WORK REQUIRED: Take every line from the material that has the word "matplotlib" in it.
★ ★ ★
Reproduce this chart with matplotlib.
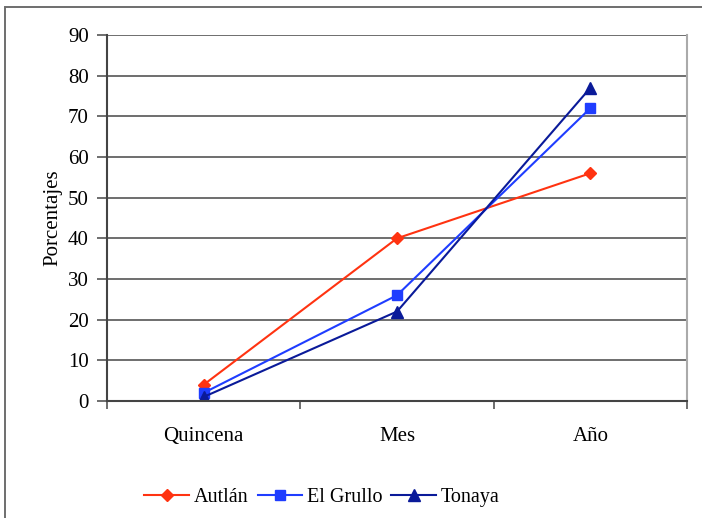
import matplotlib.pyplot as plt
from matplotlib.patches import Rectangle

plt.rcParams["font.family"] = "Liberation Serif"

# Periods and percentage of each town
periodos = ["Quincena", "Mes", "Año"]
autlan = [4, 40, 56]
el_grullo = [2, 26, 72]
tonaya = [1, 22, 77]

fig = plt.figure(figsize=(7.02, 5.18), dpi=100)
ax = fig.add_axes([107 / 702, 1 - 401 / 518, 580 / 702, 366 / 518])

# Outer chart frame (only top and left edges fall inside the image)
fig.patches.append(Rectangle((5 / 702, -0.1), 1.2, 1 - 7 / 518 + 0.1,
                             transform=fig.transFigure, fill=False,
                             edgecolor="#6e6e6e", linewidth=1.4))

x = range(len(periodos))
ax.plot(x, autlan, color="#ff3311", marker="D", markersize=6, linewidth=1.5,
        label="Autlán")
ax.plot(x, el_grullo, color="#1f3dff", marker="s", markersize=7, linewidth=1.5,
        label="El Grullo")
ax.plot(x, tonaya, color="#0a1a99", marker="^", markersize=8, linewidth=1.5,
        label="Tonaya")

ax.set_xlim(-0.5, 2.5)
ax.set_ylim(0, 90)
ax.set_yticks(range(0, 91, 10))
ax.set_xticks([-0.5, 0.5, 1.5, 2.5])
ax.set_xticklabels([])
ax.set_xticks(list(x), minor=True)
ax.set_xticklabels(periodos, minor=True, fontsize=15)
ax.tick_params(axis="x", which="minor", length=0, pad=19)
ax.tick_params(axis="x", which="major", direction="out", length=6,
               color="#555555", width=1.2)
ax.tick_params(axis="y", direction="out", length=7, color="#555555",
               width=1.2, labelsize=15, pad=6)

ax.grid(axis="y", color="#555555", linewidth=1.2)
ax.set_axisbelow(True)
for side in ["left", "bottom"]:
    ax.spines[side].set_color("#444444")
    ax.spines[side].set_linewidth(1.5)
ax.spines["top"].set_visible(False)
ax.spines["right"].set_color("#aaaaaa")
ax.spines["right"].set_linewidth(1.5)

ax.set_ylabel("Porcentajes", fontsize=15, labelpad=4)

fig.legend(loc="center", bbox_to_anchor=(322 / 702, 1 - 497 / 518), ncol=3,
           frameon=False, fontsize=14.5, handlelength=2.2, columnspacing=0.45,
           handletextpad=0.25, borderaxespad=0)

fig.savefig("out.png", dpi=100)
★ ★ ★
TASK RESPONSE:
Reproduce this chart with matplotlib.
import matplotlib.pyplot as plt
from matplotlib.patches import Rectangle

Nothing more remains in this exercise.